From Ohio History Central
Ohio Department of Liquor Control employees monitoring alcohol prices, March 5, 1966.
In 1933, individual states within the United States ratified the Twenty-First Amendment to the United States Constitution. This amendment repealed the Eighteenth Amendment, which had legalized Prohibition. Also in 1933, Ohio voters repealed a Prohibition amendment in the Ohio constitution.
With the manufacture, transportation, and sale of alcohol now legal in Ohio, the state legislature attempted to create a regulating agency to oversee the production and sale of alcoholic beverages in Ohio. The resulting act was the State Liquor Control Act, passed on March 30, 1933. The initial legislation created the Ohio Liquor Control Board. This agency was to establish regulations that governed the manufacture, the sale, and the distribution of all legal alcoholic beverages. On December 22, 1933, the Ohio legislature modified the State Liquor Control Act by creating the Department of Liquor Control. This department was to establish and supervise stores operated by the State of Ohio to sell liquor. In essence, this modified State Liquor Control Act gave the Ohio government a monopoly in the sale of liquor.

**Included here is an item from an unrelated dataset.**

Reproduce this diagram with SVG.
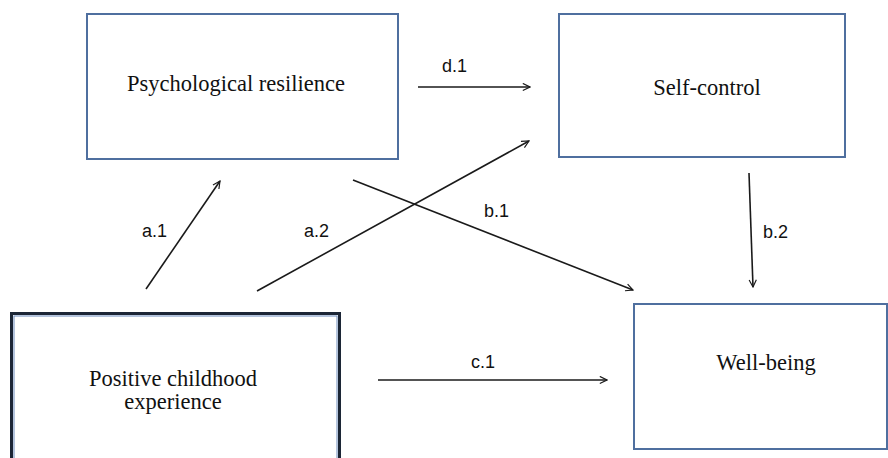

The reason why the Ohio legislature modified the original Liquor Control Act was to raise money for various governmental programs. During the 1930s, the Great Depression gripped Ohio and the rest of the United States. The Liquor Control Act provided the Ohio legislature with access to more funds that allowed the state government to assist Ohioans suffering in this economic downturn. State liquor stores remain in operation at the start of the twenty-first century. In 1985 alone, the Ohio government earned more than 100 million dollars from sales in these stores.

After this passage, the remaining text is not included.